Apps or Documents? Manifests, JSON, and the Future of Publications

21 Sep 2016

See also: IRC log

Attendees

Present
dauwhe, garth, tzviya, mike, ivan, leonard, kenneth, glazou, romain, heather, brady, benjamin, boris
Regrets

Chair
Tzviya
Scribe
HeatherF

Contents


dauwhe: suggested the session last week. See summary: https://www.w3.org/wiki/TPAC2016/SessionIdeas#What.27s_new_in_pubrules_and_automated_publishing

correction: https://www.w3.org/wiki/TPAC2016/SessionIdeas#Apps_or_Documents.3F_Manifests.2C_JSON.2C_and_the_Future_of_Publications

dauwhe: how should the web address discrete collection of things?

<tzviya> https://www.w3.org/wiki/TPAC/2016/SessionIdeas#Apps_or_Documents.3F_Manifests.2C_JSON.2C_and_the_Future_of_Publications

dauwhe: higher level than the doc object? Is a web app manifest the way?
... this has implications for digital publishing, and more than that
... may want to bundle web content

<leonardr> https://mikewest.github.io/origin-policy/#app-manifest

leonard: you also talked about metadata over a series of docs.
... "origin policy and origin policy manifest" which describes a way to define a set of metadata (or anything), common response headers,
... so it is a concept that might be tweaked for some of our needs
... leveraging a collection-wide metadata mechanism

dauwhe: is there a possibility of having a collection DOM element, above the document object?

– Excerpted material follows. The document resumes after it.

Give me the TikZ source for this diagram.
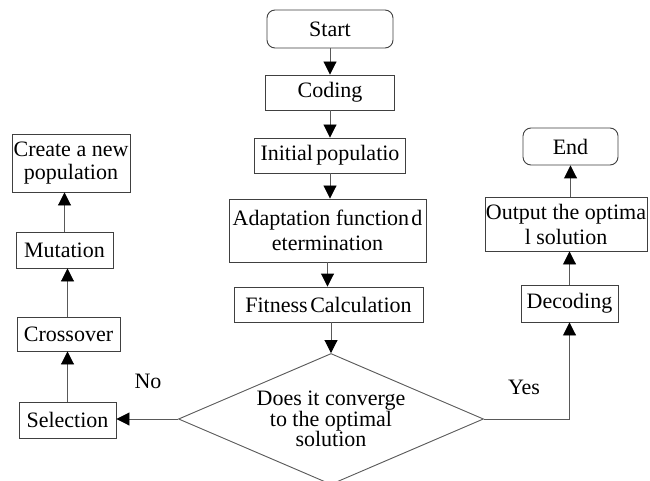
\documentclass[tikz,border=0pt]{standalone}
\usepackage{fontspec}
\setmainfont{Liberation Serif}
\usetikzlibrary{arrows.meta,shapes.geometric}
\begin{document}
\begin{tikzpicture}[x=1pt,y=-1pt,
  box/.style={draw=black!75,line width=0.9pt,inner sep=0pt,align=center,
    font=\fontsize{22}{25}\selectfont},
  rbox/.style={box,rounded corners=8pt},
  conn/.style={draw=black!65,line width=0.9pt,-{Triangle[length=13pt,width=13pt,color=black,fill=black]}},
  lbl/.style={font=\fontsize{22}{25}\selectfont,inner sep=0pt}]
\useasboundingbox[fill=white] (0,0) rectangle (650,481);
% main column
\node[rbox,minimum width=126pt,minimum height=38pt] (start) at (330,29) {Start};
\node[box,minimum width=129pt,minimum height=35pt] (coding) at (330,92.5) {Coding};
\node[box,minimum width=151pt,minimum height=35pt] (init) at (330,155.5) {Initial\hspace{0.15em}populatio};
\node[box,minimum width=197pt,minimum height=63pt] (adapt) at (327.5,230.5) {Adaptation function\hspace{0.1em}d\\etermination};
\node[box,minimum width=189pt,minimum height=35pt] (fit) at (328.5,304.5) {Fitness\hspace{0.12em}Calculation};
\node[draw=black!65,line width=0.9pt,shape=diamond,aspect=2.33,inner sep=0pt,
  minimum width=305pt,minimum height=131pt,align=center,
  font=\fontsize{22}{20}\selectfont] (dia) at (331,419) {Does it converge\\to the optimal\\solution};
% left column
\node[box,minimum width=97pt,minimum height=36pt] (sel) at (67.5,420) {Selection};
\node[box,minimum width=103pt,minimum height=34pt] (cross) at (68.5,334) {Crossover};
\node[box,minimum width=97pt,minimum height=36pt] (mut) at (64.5,250) {Mutation};
\node[box,minimum width=118pt,minimum height=58pt,font=\fontsize{22}{23}\selectfont] (create) at (71,163) {Create a new\\population};
% right column
\node[box,minimum width=97pt,minimum height=37pt] (dec) at (569.5,303.5) {Decoding};
\node[box,minimum width=162pt,minimum height=54pt] (out) at (566,224) {Output the optima\\l solution};
\node[rbox,minimum width=95pt,minimum height=37pt] (end) at (570.5,146.5) {End};
% labels
\node[lbl] (no) at (148,381) {No};
\node[lbl] (yes) at (524,387) {Yes};
% connectors
\draw[conn] (start.south) -- (start.south |- coding.north);
\draw[conn] (coding.south) -- (coding.south |- init.north);
\draw[conn] (init.south) -- (init.south |- adapt.north);
\draw[conn] (adapt.south) -- (adapt.south |- fit.north);
\draw[conn] (fit.south -| dia.north) -- (dia.north);
\draw[conn] (dia.west) -- (dia.west -| sel.east);
\draw[conn] (sel.north) -- (sel.north |- cross.south);
\draw[conn] (cross.south -| sel.north) ++(0,-34) coordinate (c1) -- (c1 |- mut.south);
\draw[conn] (mut.north) -- (mut.north |- create.south);
\draw[conn] (dia.east) -| (dec.south);
\draw[conn] (dec.north) -- (dec.north |- out.south);
\draw[conn] (out.north -| end.south) -- (end.south);
\end{tikzpicture}
\end{document}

mike: the group that's working on problems around publications

tzviya: DPUB is working on something for web publications. A publication is a collection of web documents which, for our purposes today, is published on the web
... a digital book may have many elements--video, images, text--and these may be actually separate files. In a book, you have a table of contents (TOC)
... and can easily jump from TOC to page $foo
... we talk about books, journals, magazines, self-published newletters, etc

mike: at a high level, we should assume that we can make the web do that's needed fo rthese problems
... making the user experience of books on the web a better user experience
... arguably, books are not a first class citizen of the web, and we want users on the web to have the best reading experience we can, even of long format content

<dauwhe> http://www.clickhole.com/blogpost/time-i-spent-commercial-whaling-ship-totally-chang-768

mike: in thinking in terms of scripting, or programmatically, what's possibly lacking that we could think about further is some reputation of DOM above document
... the highest level of representation in DOM is document
... for fulltext search, we have a bounded set of documents, and we don't have a great story about how to do this. We need to optimize for full text search against a collection of docs.
... aside: the word collection is not great; we deprecated objects in the DOM with the word "collection" in objects. Currently developers are using "sequence", which are ordered
... I think you want things to be ordered; a book is an ordered set of documents (usually)
... this makes the case different from a website, which may not need to be ordered
... another case that's important is TOCs. We don't have a good mechanisms to easily generate a TOC/outline. We have the outline algorithm in the HTML spec, but browsers don't implement it
... it is good for accessibility, and would be good for other things. Regardless, that's the single doc case
... we need a way in may books to generate an outline for more than h1 to h6; that's what the outline algorithm is for
... but many books aren't a single doc; how do you generate an outline for a sequence of documents? There are ways of doing these things, but we don't have a standard way to do it
... we need a standard way to represent a book in the DOM

dauwhe: aside: while generating an outline from a sequence of documents, there is is also value in having an additional navigation document
... EPUB does something like this and it comes close to what we're looking for

leonardr: about human curation, and extending the idea further, while this also needs to show up in the DOM, there needs to be a declarative model for that organization/sequence as well as the outline and subsections
... these are two of the aspects we look at when we talk about manifests
... Another point, it's not just the structure and navigation, but also to represent additional aspects
... e.g., here are elements in the reference and why they are important so a user agent doesn't have to parse the entire document; those items are called out up front (fetch this early, make sure this is cached)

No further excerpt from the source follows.